According to Wikipedia1, the character Childe Harold in Byron’s poem Childe Harold’s Pilgrimage (published between 1812 and 1818), is the first example of what came to be known as the “Byronic Hero”. The Byronic hero is very intelligent and sophisticated, but passionate, moody, arrogant, and solitary.
According to Wikipedia2, the Byronic hero typically exhibits several of these characteristics:
Cunning and able to adapt
Disrespectful of rank and privilege
Emotionally conflicted, bipolar, or moody
Having a distaste for social institutions and norms
Having a troubled past or suffering from an unnamed crime
Intelligent and perceptive
Mysterious, magnetic and charismatic
Seductive and sexually attractive
Self-critical and introspective
Socially and sexually dominant
Sophisticated and educated
Struggling with integrity
Treated as an exile, outcast, or outlaw
A Byronic hero is hypersensitive — to himself, not to others. He is isolated from society (literally or figuratively), often by his own act, or feelings. In some cases, this isolation is self-imposed because of his distaste for society and its conventions. His emotions and intelligence tend to be “larger than life”. Because of this, he is arrogant, conceited, self-conscious, egoistic, and assertive. He is a man of titanic passions, and is often very passionate about one particular subject. He often has a dark past, with a hidden curse or some kind of past crime or misconduct — thus his general gloomy temperament, brooding, and moodiness. He rebels against authority and his society’s value system (sometimes because of his past) and is unimpressed by rank, though he himself may possess it. These characteristics combined give him a general air of mysteriousness, which those around him often find attractive — a sort of fascination combined with a certain fear.

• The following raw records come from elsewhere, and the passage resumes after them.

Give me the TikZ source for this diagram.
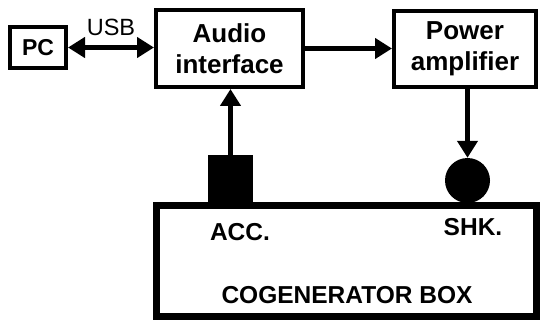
\documentclass[tikz,border=0pt]{standalone}
\usepackage{fontspec}
\setmainfont{Liberation Sans}
\usetikzlibrary{arrows.meta}

\begin{document}
\begin{tikzpicture}[x=1pt,y=-1pt,
		blk/.style={draw, line width=4pt, font=\fontsize{26}{31}\selectfont\bfseries, align=center, inner sep=0pt},
		lbl/.style={font=\fontsize{24.5}{28}\selectfont\bfseries, inner sep=0pt},
		sig/.style={line width=5pt, -{Triangle[length=17pt,width=20pt]}}]
		\useasboundingbox (0,0) rectangle (541,323);
		% blocks on top
		\node [blk, minimum width=56pt, minimum height=41pt, font=\fontsize{23}{27}\selectfont\bfseries] (pc) at (38,47.5) {PC};
		\node [blk, minimum width=147pt, minimum height=77pt] (audio) at (229.5,48.5) {Audio\\interface};
		\node [blk, minimum width=142pt, minimum height=76pt] (power) at (465,49) {Power\\amplifier};
		% the box with its two sensors
		\node [draw, line width=7pt, minimum width=380pt, minimum height=111pt] (cogen) at (346.5,261) {};
		\node [fill=black, minimum width=45pt, minimum height=47pt, inner sep=0pt] (acc) at (230.5,178.5) {};
		\node [circle, fill=black, minimum size=45pt, inner sep=0pt] (shk) at (467.5,180.5) {};
		\node [lbl] (acclbl) at (240,232) {ACC.};
		\node [lbl] (shklbl) at (473,227) {SHK.};
		\node [lbl, font=\fontsize{24.5}{28}\selectfont\bfseries] (cogenlbl) at (347,295) {COGENERATOR BOX};
		% connections
		\draw [sig, {Triangle[length=17pt,width=20pt]}-{Triangle[length=17pt,width=20pt]}]
			(pc.east) -- (pc.east -| audio.west)
			node [midway, above=9pt, font=\fontsize{23.5}{27}\selectfont, inner sep=0pt] (usb) {USB};
		\draw [sig] (audio.east) -- (audio.east -| power.west);
		\draw [sig] (shk.north |- power.south) -- (shk.north);
		\draw [sig] (acc.north) -- (acc.north |- audio.south);
	\end{tikzpicture}
\end{document}
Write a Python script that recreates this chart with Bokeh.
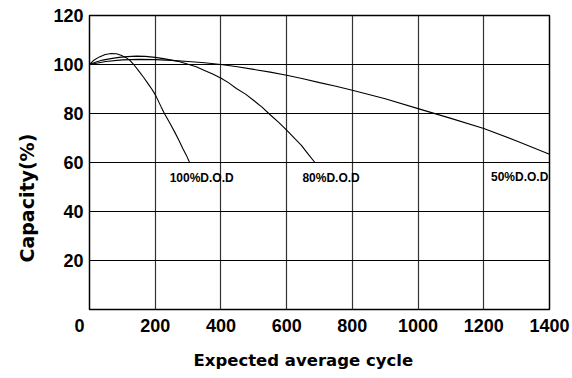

The poem Childe Harold’s Pilgrimage is the fictional account of the travels of the world-weary, disillusioned character Childe Harold. Byron created several more “Byronic heroes” after Childe Harold, and the type has been used in novels and plays, &c. ever since, and is considered the forerunner of the “anti-hero”.
If the description of the Byronic hero makes you think of Charlotte Brontë’s Rochester (Jane Eyre), or Emily Brontë’s Heathcliff (Wuthering Heights), you’re right on track — the description fits them perfectly. The Brontës were very influenced by Byron’s writings.3 Other examples of the Byronic hero listed on Wikipedia4 are James Steerforth in David Copperfield by Charles Dickens, Edmond Dantes from The Count of Monte Cristo by Alexandre Dumas, Pushkin’s Eugene Onegin (from the poem of the same title), Dorian Gray from The Picture of Dorian Gray by Oscar Wilde, and, oddly enough, Jane Austen’s Captain Wentworth (from Persuasion).
I wouldn’t classify Captain Wentworth as a Byronic hero. He is perhaps somewhat arrogant, or, at least, proud, and quite intelligent, though not abnormally so, but he is not cynical, disrespectful, world-weary, self-destructive, or unsocial, nor does he have any secret crime or indiscretion in his past (I don’t think that his engagement to Anne Elliot would apply), being essentially an honourable man. That he is not a rebel against authority is shown by his being in the navy — he works his way up to being a captain. He is not unsocial. He has strong camaraderie with his naval companions (think of Harville and Benwick), and is close to his sister and brother. He is very social with the Musgroves. Nothing shows him to be other than a social man — he does not shun society, nor is he moody or uncomfortable in it. He does express contempt for those who hold rank in high regard, but he is not the only character in Persuasion possessed of similar feelings.
Trivia: Timothy Dalton plays Heathcliff in the 1970 version of ‘Wuthering Heights’ and Rochester in the 1983 version of ‘Jane Eyre’. Ciarán Hinds plays Rochester in the 1997 version of ‘Jane Eyre’ and Captain Wentworth in the 1995 version of ‘Persuasion’.